### Dataset rows:
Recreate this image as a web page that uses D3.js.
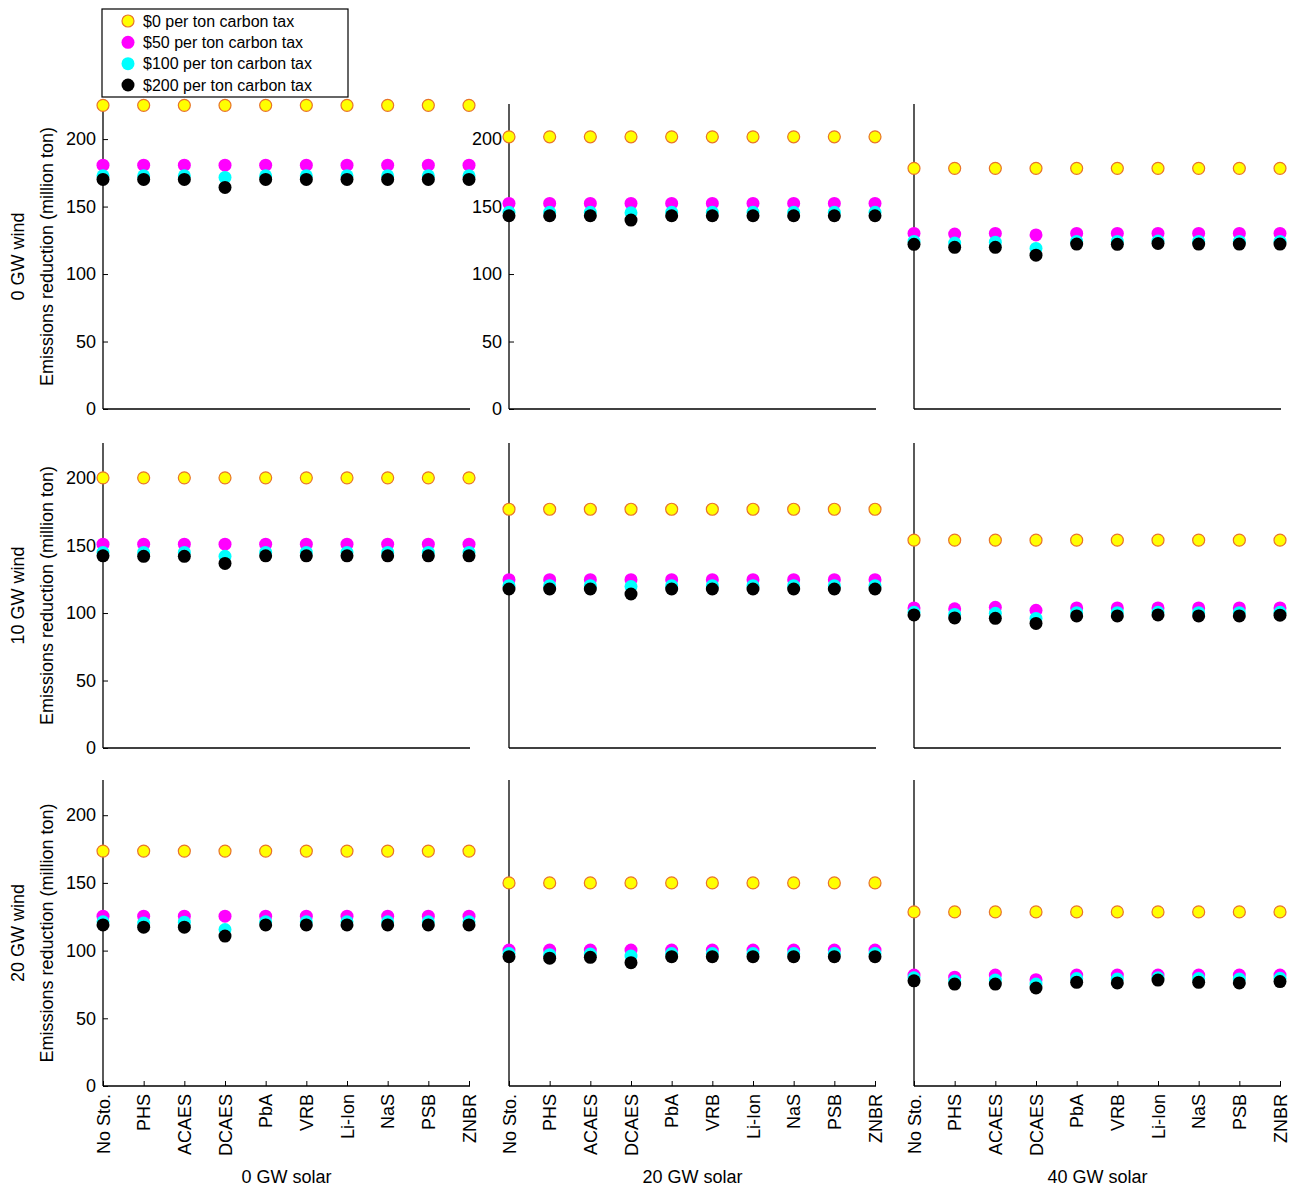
<!DOCTYPE html>
<html>
<head>
<meta charset="utf-8">
<script src="https://cdn.jsdelivr.net/npm/d3@7"></script>
<style>
  body { margin: 0; background: #fff; }
  svg { font-family: "Liberation Sans", Arial, sans-serif; }
</style>
</head>
<body>
<svg id="chart" width="1292" height="1188"></svg>
<script>
// ---- DATA ----
const storage = ["No Sto.", "PHS", "ACAES", "DCAES", "PbA", "VRB", "Li-Ion", "NaS", "PSB", "ZNBR"];
const windLevels = ["0 GW wind", "10 GW wind", "20 GW wind"];
const solarLevels = ["0 GW solar", "20 GW solar", "40 GW solar"];
const taxNames = ["$0 per ton carbon tax", "$50 per ton carbon tax", "$100 per ton carbon tax", "$200 per ton carbon tax"];
const yTicks = [0, 50, 100, 150, 200];

// values[wind][solar] per tax level, one number per storage option
// 0 GW wind
const w0s0_tax0   = [225, 225, 225, 225, 225, 225, 225, 225, 225, 225];
const w0s0_tax50  = [180.7, 180.7, 180.7, 180.7, 180.7, 180.7, 180.7, 180.7, 180.7, 180.7];
const w0s0_tax100 = [172.8, 172.8, 172.8, 171.6, 172.8, 172.8, 172.8, 172.8, 172.8, 172.8];
const w0s0_tax200 = [170.1, 170.1, 170.1, 164.2, 170.1, 170.1, 170.1, 170.1, 170.1, 170.1];

const w0s20_tax0   = [201.7, 201.7, 201.7, 201.7, 201.7, 201.7, 201.7, 201.7, 201.7, 201.7];
const w0s20_tax50  = [152.3, 152.3, 152.3, 152.3, 152.3, 152.3, 152.3, 152.3, 152.3, 152.3];
const w0s20_tax100 = [145.8, 145.8, 145.8, 145.4, 145.8, 145.8, 145.8, 145.8, 145.8, 145.8];
const w0s20_tax200 = [143.2, 143.2, 143.2, 140.0, 143.2, 143.2, 143.2, 143.2, 143.2, 143.2];

const w0s40_tax0   = [178.3, 178.3, 178.3, 178.3, 178.3, 178.3, 178.3, 178.3, 178.3, 178.3];
const w0s40_tax50  = [130.1, 129.6, 130.1, 129.0, 130.1, 130.1, 130.1, 130.1, 130.1, 130.1];
const w0s40_tax100 = [124.2, 123.0, 123.6, 119.0, 124.2, 124.2, 124.5, 124.2, 124.2, 124.2];
const w0s40_tax200 = [122.0, 119.8, 119.8, 114.0, 122.2, 122.0, 122.7, 122.2, 122.2, 122.2];

// 10 GW wind
const w10s0_tax0   = [200.2, 200.2, 200.2, 200.2, 200.2, 200.2, 200.2, 200.2, 200.2, 200.2];
const w10s0_tax50  = [151.0, 151.0, 151.0, 151.0, 151.0, 151.0, 151.0, 151.0, 151.0, 151.0];
const w10s0_tax100 = [144.9, 144.9, 144.9, 142.0, 144.9, 144.9, 144.9, 144.9, 144.9, 144.9];
const w10s0_tax200 = [142.4, 142.0, 142.0, 136.8, 142.4, 142.4, 142.4, 142.4, 142.4, 142.4];

const w10s20_tax0   = [176.9, 176.9, 176.9, 176.9, 176.9, 176.9, 176.9, 176.9, 176.9, 176.9];
const w10s20_tax50  = [124.7, 124.7, 124.7, 124.7, 124.7, 124.7, 124.7, 124.7, 124.7, 124.7];
const w10s20_tax100 = [120.3, 120.3, 120.3, 119.6, 120.3, 120.3, 120.3, 120.3, 120.3, 120.3];
const w10s20_tax200 = [117.8, 117.8, 117.8, 114.1, 117.8, 117.8, 117.8, 117.8, 117.8, 117.8];

const w10s40_tax0   = [154.0, 154.0, 154.0, 154.0, 154.0, 154.0, 154.0, 154.0, 154.0, 154.0];
const w10s40_tax50  = [103.8, 103.1, 104.3, 102.0, 103.8, 103.8, 103.8, 103.8, 103.8, 103.8];
const w10s40_tax100 = [100.6, 99.0, 99.8, 96.0, 100.3, 100.3, 100.6, 100.3, 100.3, 100.6];
const w10s40_tax200 = [98.6, 96.4, 96.1, 92.3, 97.9, 97.9, 98.6, 97.9, 97.9, 98.4];

// 20 GW wind
const w20s0_tax0   = [173.5, 173.5, 173.5, 173.5, 173.5, 173.5, 173.5, 173.5, 173.5, 173.5];
const w20s0_tax50  = [125.4, 125.4, 125.4, 125.4, 125.4, 125.4, 125.4, 125.4, 125.4, 125.4];
const w20s0_tax100 = [121.3, 120.3, 121.0, 115.6, 121.3, 121.3, 121.3, 121.3, 121.3, 121.3];
const w20s0_tax200 = [119.0, 117.3, 117.3, 110.7, 119.0, 119.0, 119.0, 119.0, 119.0, 119.0];

const w20s20_tax0   = [150.0, 150.0, 150.0, 150.0, 150.0, 150.0, 150.0, 150.0, 150.0, 150.0];
const w20s20_tax50  = [100.4, 100.4, 100.4, 100.4, 100.4, 100.4, 100.4, 100.4, 100.4, 100.4];
const w20s20_tax100 = [97.8, 97.0, 97.4, 96.0, 97.8, 97.8, 97.8, 97.8, 97.8, 97.8];
const w20s20_tax200 = [95.5, 94.4, 95.0, 91.1, 95.5, 95.5, 95.5, 95.5, 95.5, 95.5];

const w20s40_tax0   = [128.6, 128.6, 128.6, 128.6, 128.6, 128.6, 128.6, 128.6, 128.6, 128.6];
const w20s40_tax50  = [81.9, 80.4, 81.9, 78.5, 81.9, 81.9, 81.9, 81.9, 81.9, 81.9];
const w20s40_tax100 = [79.9, 77.5, 78.2, 75.3, 79.4, 79.0, 79.9, 79.4, 79.0, 79.6];
const w20s40_tax200 = [77.7, 75.3, 75.3, 72.4, 76.6, 76.1, 78.2, 76.6, 76.1, 77.1];

const values = [
  [[w0s0_tax0, w0s0_tax50, w0s0_tax100, w0s0_tax200],
   [w0s20_tax0, w0s20_tax50, w0s20_tax100, w0s20_tax200],
   [w0s40_tax0, w0s40_tax50, w0s40_tax100, w0s40_tax200]],
  [[w10s0_tax0, w10s0_tax50, w10s0_tax100, w10s0_tax200],
   [w10s20_tax0, w10s20_tax50, w10s20_tax100, w10s20_tax200],
   [w10s40_tax0, w10s40_tax50, w10s40_tax100, w10s40_tax200]],
  [[w20s0_tax0, w20s0_tax50, w20s0_tax100, w20s0_tax200],
   [w20s20_tax0, w20s20_tax50, w20s20_tax100, w20s20_tax200],
   [w20s40_tax0, w20s40_tax50, w20s40_tax100, w20s40_tax200]]
];

// ---- STYLE / LAYOUT ----
const fills = ["#ffff00", "#ff00ff", "#00ffff", "#000000"];
const strokes = ["#e8742a", "none", "none", "none"];
const colX = [[103, 470], [509, 876], [914, 1281]];
const rowY = [[409, 104], [748, 443], [1086, 780]];
const yMax = 226;
const R = 6.5;
const FS = 18;

const svg = d3.select("#chart");

for (let r = 0; r < 3; r++) {
  for (let c = 0; c < 3; c++) {
    const x = d3.scalePoint().domain(storage).range([colX[c][0], colX[c][1] - 1]);
    const y = d3.scaleLinear().domain([0, yMax]).range(rowY[r]);
    const g = svg.append("g");

    // axes lines
    const axisColor = "#000";
    g.append("line").attr("x1", colX[c][0]).attr("x2", colX[c][0])
      .attr("y1", rowY[r][0]).attr("y2", rowY[r][1])
      .attr("stroke", axisColor).attr("stroke-width", 1.3);
    g.append("line").attr("x1", colX[c][0]).attr("x2", colX[c][1])
      .attr("y1", rowY[r][0]).attr("y2", rowY[r][0])
      .attr("stroke", axisColor).attr("stroke-width", 1.3);

    // y ticks & labels: first column and top-middle panel
    if (c === 0 || (r === 0 && c === 1)) {
      const ya = d3.axisLeft(y).tickValues(yTicks).tickSizeInner(-5).tickSizeOuter(0).tickPadding(7);
      const ag = g.append("g").attr("transform", `translate(${colX[c][0]},0)`).call(ya);
      ag.select(".domain").remove();
      ag.selectAll("line").attr("stroke", "#000").attr("stroke-width", 1);
      ag.selectAll("text").attr("font-size", FS).attr("fill", "#000")
        .attr("font-family", "'Liberation Sans', Arial, sans-serif");
    }

    // x ticks & labels: bottom row only
    if (r === 2) {
      const xa = d3.axisBottom(x).tickSizeInner(-5).tickSizeOuter(0).tickPadding(8);
      const ag = g.append("g").attr("transform", `translate(0,${rowY[r][0]})`).call(xa);
      ag.select(".domain").remove();
      ag.selectAll("line").attr("stroke", "#000").attr("stroke-width", 1);
      ag.selectAll("text").attr("font-size", FS).attr("fill", "#000")
        .attr("font-family", "'Liberation Sans', Arial, sans-serif")
        .attr("transform", "rotate(-90)")
        .attr("text-anchor", "end")
        .attr("x", -8).attr("y", 0).attr("dy", "0.35em");
    }

    // points
    for (let t = 0; t < 4; t++) {
      g.append("g").selectAll("circle")
        .data(values[r][c][t])
        .join("circle")
        .attr("cx", (d, i) => x(storage[i]))
        .attr("cy", d => y(d))
        .attr("r", t === 0 ? R - 0.5 : R)
        .attr("fill", fills[t])
        .attr("stroke", strokes[t])
        .attr("stroke-width", t === 0 ? 1.2 : 0);
    }
  }
}

// row labels
for (let r = 0; r < 3; r++) {
  const cy = (rowY[r][0] + rowY[r][1]) / 2;
  svg.append("text").attr("transform", `translate(19,${cy}) rotate(-90)`)
    .attr("text-anchor", "middle").attr("dominant-baseline", "middle")
    .attr("font-size", FS).text(windLevels[r]);
  svg.append("text").attr("transform", `translate(48,${cy}) rotate(-90)`)
    .attr("text-anchor", "middle").attr("dominant-baseline", "middle")
    .attr("font-size", FS).text("Emissions reduction (million ton)");
}

// column titles
for (let c = 0; c < 3; c++) {
  svg.append("text").attr("x", (colX[c][0] + colX[c][1]) / 2).attr("y", 1183)
    .attr("text-anchor", "middle").attr("font-size", FS).text(solarLevels[c]);
}

// legend
const lg = svg.append("g");
lg.append("rect").attr("x", 102).attr("y", 9).attr("width", 246).attr("height", 88)
  .attr("fill", "#fff").attr("stroke", "#000").attr("stroke-width", 1.2);
const legY = d3.scalePoint().domain(taxNames).range([21, 85]);
taxNames.forEach((n, t) => {
  lg.append("circle").attr("cx", 128).attr("cy", legY(n)).attr("r", t === 0 ? R - 0.5 : R)
    .attr("fill", fills[t]).attr("stroke", strokes[t]).attr("stroke-width", t === 0 ? 1.2 : 0);
  lg.append("text").attr("x", 143).attr("y", legY(n)).attr("dy", "0.35em")
    .attr("font-size", 16).text(n);
});
</script>
</body>
</html>
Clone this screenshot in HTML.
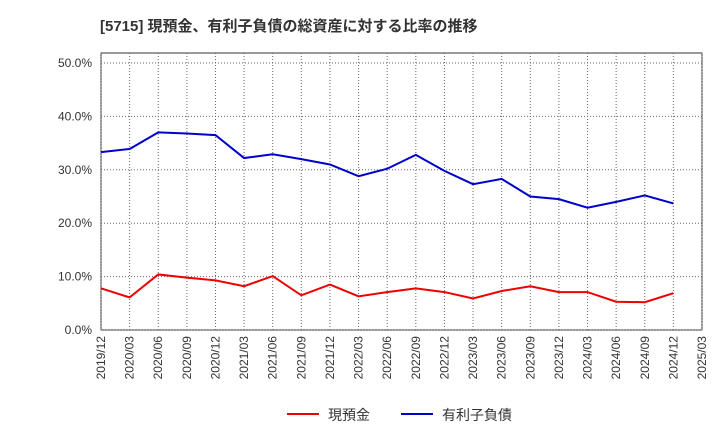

### Work to do:
Begin at the first line of the records and please reproduce every line exactly through the one containing "122.2, 122.2, 122.2];", leaving all pictures out.

### Output of the exercise:
Recreate this image as a web page that uses D3.js.
<!DOCTYPE html>
<html>
<head>
<meta charset="utf-8">
<script src="https://cdn.jsdelivr.net/npm/d3@7"></script>
<style>
  body { margin: 0; background: #fff; }
  svg { font-family: "Liberation Sans", Arial, sans-serif; }
</style>
</head>
<body>
<svg id="chart" width="1292" height="1188"></svg>
<script>
// ---- DATA ----
const storage = ["No Sto.", "PHS", "ACAES", "DCAES", "PbA", "VRB", "Li-Ion", "NaS", "PSB", "ZNBR"];
const windLevels = ["0 GW wind", "10 GW wind", "20 GW wind"];
const solarLevels = ["0 GW solar", "20 GW solar", "40 GW solar"];
const taxNames = ["$0 per ton carbon tax", "$50 per ton carbon tax", "$100 per ton carbon tax", "$200 per ton carbon tax"];
const yTicks = [0, 50, 100, 150, 200];

// values[wind][solar] per tax level, one number per storage option
// 0 GW wind
const w0s0_tax0   = [225, 225, 225, 225, 225, 225, 225, 225, 225, 225];
const w0s0_tax50  = [180.7, 180.7, 180.7, 180.7, 180.7, 180.7, 180.7, 180.7, 180.7, 180.7];
const w0s0_tax100 = [172.8, 172.8, 172.8, 171.6, 172.8, 172.8, 172.8, 172.8, 172.8, 172.8];
const w0s0_tax200 = [170.1, 170.1, 170.1, 164.2, 170.1, 170.1, 170.1, 170.1, 170.1, 170.1];

const w0s20_tax0   = [201.7, 201.7, 201.7, 201.7, 201.7, 201.7, 201.7, 201.7, 201.7, 201.7];
const w0s20_tax50  = [152.3, 152.3, 152.3, 152.3, 152.3, 152.3, 152.3, 152.3, 152.3, 152.3];
const w0s20_tax100 = [145.8, 145.8, 145.8, 145.4, 145.8, 145.8, 145.8, 145.8, 145.8, 145.8];
const w0s20_tax200 = [143.2, 143.2, 143.2, 140.0, 143.2, 143.2, 143.2, 143.2, 143.2, 143.2];

const w0s40_tax0   = [178.3, 178.3, 178.3, 178.3, 178.3, 178.3, 178.3, 178.3, 178.3, 178.3];
const w0s40_tax50  = [130.1, 129.6, 130.1, 129.0, 130.1, 130.1, 130.1, 130.1, 130.1, 130.1];
const w0s40_tax100 = [124.2, 123.0, 123.6, 119.0, 124.2, 124.2, 124.5, 124.2, 124.2, 124.2];
const w0s40_tax200 = [122.0, 119.8, 119.8, 114.0, 122.2, 122.0, 122.7, 122.2, 122.2, 122.2];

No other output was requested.